BrotherBart said:
You think you are being ignored because 15% wood is just fine in a cat or tube re-burn stove. Ideal in fact. And nobody wants to get into a long argument about it. Ya just have to see it in action.
Hey, I don't really care if I'm ignored. Not complaining, just making note. Folks can be resistant to facts, especially when they fly in the face of apparent observation. It's much easier to go along with the crowd, but that's just not my style when I know things to be different. I like BG's sig line, it says it all.
I know the new stoves with reburn tubes, and beams, and cats, and high tech insulation in odd places, etc. can handle lots of smoke, but they can easily be overwhelmed when a ton of bone dry splits are loaded on top of a big bed of coals,
most particularly when the wood is split real small. I have friends with cat stoves and my landlord has a big QF, so I know what these things burn like. Plus, I've seen about 18 million YouTube vids showing those fabulous secondaries. Doesn't matter, because if you don't burn those things right they can be way smokier than a "smoke dragon" full of wet wood burned properly. And just because you have 30 years experience burning wood and can figure things out pretty fast, that doesn't necessarily hold true for new burners. All winter long I've been reading about folks with new stoves gunking up their flues, and all I ever see is advice to try burning a load of supermarket "kiln-dried" wood split real small. Then they panic about overfiring their $3000 investment, so they shut the air way down and pray. No wonder they are having problems.

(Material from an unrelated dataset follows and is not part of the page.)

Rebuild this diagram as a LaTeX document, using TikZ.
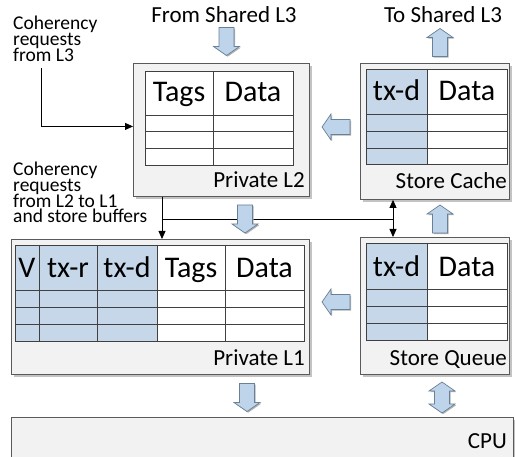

And as long as that pipe is hot all the crap in the world could go up it anyway and it ain't gonna stick if there isn't a bunch of moisture going up with it to cool the pipe
Well, to attempt to dispel another myth, I'll repeat this for the umpteenth time so you can ignore it again: You absolutely cannot avoid lots of moisture going up the flue. Even with a load of 0% MC, oven-dried wood, burning each pound of it to completion creates
well over half a pound of water (about .54 pounds to be precise) as a by-product of combustion itself, and almost all of that water is released into the flue at the beginning of the burn when hydrocarbon gases (read that as "smoke" for these purposes) are being burned off. Another good reason to burn real hot right after reloads. What's so special about combustion water compared to water in the wood? Both leave the stove at temps well above the condensation point. Does the chimney somehow magically select for water molecules from the wood and give a free pass to the combustion water, which is twice as much as the water contained in wood at 27% MC?
After that initial burn off is done and coaling has started, nearly all of the flue gases are composed of carbon dioxide since there are no longer any hydrogen molecules left in the charcoal (basically pure carbon) to form water. At that point, an old airtight stove will burn better and give off more heat because air flows more freely through them than it does on a stove with all the contraptions stuck to it, and there is no fancy insulation to get in the way of heat transfer.
Anyway, no one is saying that wood at 15% MC won't burn well at in an EPA stove, but there is much evidence that wood below that is not ideal and too low (12%) can be bad if too much is loaded onto a nice bed of coals. When I tossed about 5 pounds of oven-dried (that's 0% MC) chunks into my stove after my moisture content experiment, they smoked like hell for about ten minutes, then they turned right into charcoal and burned fine. Could a set of reburn tubes handle that much smoke? Prolly. Can they handle 50 pounds of smallish kiln-dried splits with the air turned all the way down? Try it and tell me.